For each pair of servers communicating:
- Pick a random starting bouncing switch
- Use digit-reversal to pick the next switch
- Keep cycling through switches in this digit-reversed pattern
Why does this pattern matter?
Imagine you have 4 spine switches (numbered 0, 1, 2, 3):
- Standard round-robin would use them in order:
0 → 1 → 2 → 3 - DRB uses digit-reversal:
0 → 2 → 1 → 3(based on binary digit reversal)
The pattern ensures that consecutive packets take maximally different paths through the network—like dealing cards where each person is as far apart as possible from the last person who received a card.
The Math Behind It: When DRB is used, the spacing between packets using the same link is (n/2)^i for layer i. This mathematical property creates:
- Perfect packet spreading - Packets distribute evenly across all paths (like dealing cards)

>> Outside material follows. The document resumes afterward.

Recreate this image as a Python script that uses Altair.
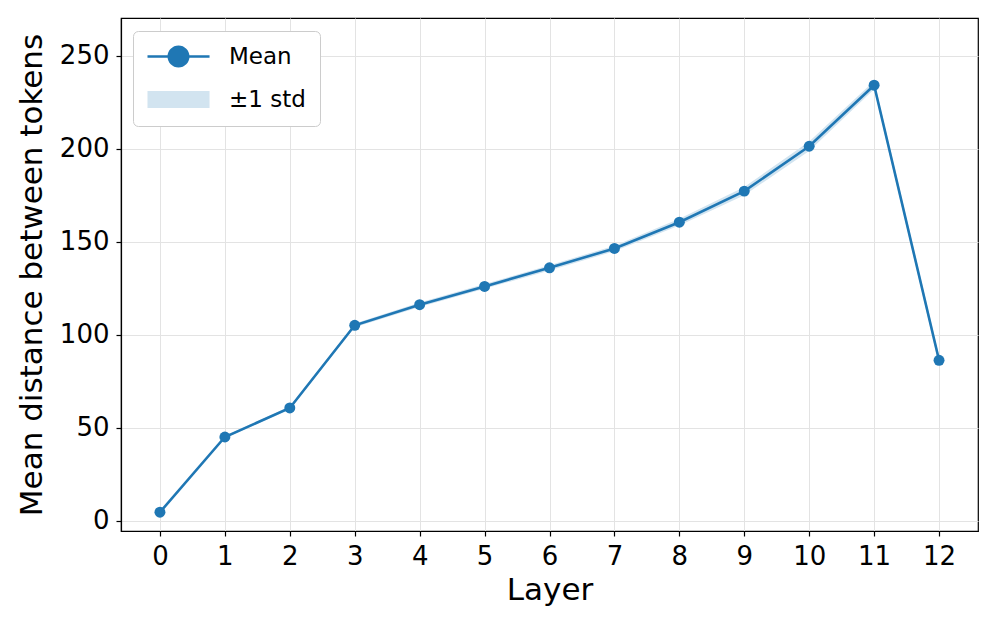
import altair as alt
import pandas as pd

layers = [0, 1, 2, 3, 4, 5, 6, 7, 8, 9, 10, 11, 12]
mean_dist = [4.7, 45.1, 60.7, 105.1, 116.2, 126.0, 136.0, 146.4, 160.5, 177.2, 201.3, 234.1, 86.3]
std_dist = [0.3, 0.6, 0.8, 1.0, 1.2, 1.3, 1.4, 1.5, 1.8, 2.2, 2.6, 2.2, 2.4]
series_names = ["Mean", "±1 std"]
x_ticks = list(range(0, 13))
y_ticks = [0, 50, 100, 150, 200, 250]

BLUE = "#1f77b4"
BAND = "#d2e4f0"

df = pd.DataFrame({
    "layer": layers,
    "mean": mean_dist,
    "lo": [m - s for m, s in zip(mean_dist, std_dist)],
    "hi": [m + s for m, s in zip(mean_dist, std_dist)],
})
leg_df = pd.DataFrame({"series": series_names})

FONT = "DejaVu Sans"
YDOM = [-5.4, 270.2]

x_enc = alt.X(
    "layer:Q",
    scale=alt.Scale(domain=[-0.6, 12.6], nice=False, zero=False),
    axis=alt.Axis(
        title="Layer", values=x_ticks, format="d",
        labelFontSize=26, titleFontSize=31, labelFont=FONT, titleFont=FONT,
        labelColor="black", titleColor="black", titleFontWeight="normal",
        tickSize=5, tickColor="black", tickWidth=1.2, labelPadding=7,
        domainColor="black", domainWidth=1.2,
        grid=True, gridColor="#e3e3e3", gridWidth=1,
        titleY=68, titleBaseline="alphabetic", labelFlush=False,
    ),
)
y_enc_mean = alt.Y(
    "mean:Q",
    scale=alt.Scale(domain=YDOM, nice=False, zero=False),
    axis=alt.Axis(
        title="Mean distance between tokens", values=y_ticks,
        labelFontSize=26, titleFontSize=31, labelFont=FONT, titleFont=FONT,
        labelColor="black", titleColor="black", titleFontWeight="normal",
        tickSize=5, tickColor="black", tickWidth=1.2, labelPadding=7,
        domainColor="black", domainWidth=1.2,
        grid=True, gridColor="#e3e3e3", gridWidth=1,
        titleX=-89, titleBaseline="middle", titleAngle=-90, labelFlush=False,
    ),
)

base = alt.Chart(df)

band = base.mark_area(color=BAND, opacity=1).encode(
    x=x_enc,
    y=alt.Y("lo:Q", scale=alt.Scale(domain=YDOM, nice=False, zero=False)),
    y2="hi:Q",
)
line = base.mark_line(color=BLUE, strokeWidth=2.6).encode(x=x_enc, y=y_enc_mean)
pts = base.mark_circle(color=BLUE, size=120, opacity=1).encode(x=x_enc, y=y_enc_mean)

mean_path = ("M-1,-0.11L4.64,-0.11L4.64,0.11L-1,0.11Z "
             "M2.82,0A1,1 0 1,1 0.82,0A1,1 0 1,1 2.82,0Z")
std_path = "M-1,-0.77L4.64,-0.77L4.64,0.77L-1,0.77Z"

leg = dict(
    title=None, orient="none", legendX=12, legendY=13,
    labelFontSize=23, labelFont=FONT, labelColor="black",
    symbolSize=484, symbolStrokeWidth=0, labelOffset=59,
    rowPadding=19, padding=14,
    fillColor="white", strokeColor="#cccccc", cornerRadius=5,
    symbolOpacity=1,
)

legend_layer = alt.Chart(leg_df).mark_point(filled=True, opacity=0).encode(
    color=alt.Color(
        "series:N",
        scale=alt.Scale(domain=series_names, range=[BLUE, BAND]),
        legend=alt.Legend(**leg),
    ),
    shape=alt.Shape(
        "series:N",
        scale=alt.Scale(domain=series_names, range=[mean_path, std_path]),
        legend=alt.Legend(**leg),
    ),
)

chart = alt.layer(band, line, pts, legend_layer).properties(
    width=857,
    height=513,
    padding={"left": 113, "top": 10, "right": 10, "bottom": 88},
    autosize=alt.AutoSizeParams(type="none"),
    background="white",
).configure_view(
    stroke="black", strokeWidth=1.2,
)

chart.save("out.html", embed_options={"renderer": "svg", "actions": False})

- No bottlenecks - No single link gets overwhelmed with back-to-back packets
- Predictable performance - Queue lengths stay small and stable, even at 100% network load
- Less reordering - Packets arrive more in-order compared to random selection
Practical Deployment
DRB works with standard network equipment—no special hardware needed. It uses a technique called "IP-in-IP encapsulation" (basically wrapping one packet inside another):
IP-in-IP Encapsulation Process:
1. Source server picks a bouncing switch using the DRB algorithm
2. Wraps the original packet with an outer IP header
3. The outer header's destination = the selected bouncing switch
4. The bouncing switch unwraps the packet and forwards it to the final destination
Think of it like putting a letter in an envelope, then putting that envelope in a second envelope addressed to the post office.
Performance Advantages
Here's how DRB compares to other load balancing methods (higher throughput is better, lower queue lengths are better):
| Approach | Throughput | Queue Lengths | Packet Distribution |
|---|---|---|---|
| ECMP (Traditional) | ❌ Low (396 Mbps) | ❌ Very High | Collision-prone |
| Random Bouncing (RB) | ⚠️ Medium | ⚠️ High | Bursty queues |
| Round-Robin (RRB) | ⚠️ Medium | ⚠️ Medium-High | Clustered packets |
| DRB | ✅ High (895+ Mbps) | ✅ Low | Smooth, bounded |
In real terms, DRB delivers more than 2x the throughput of traditional ECMP while keeping queues much smaller and more predictable.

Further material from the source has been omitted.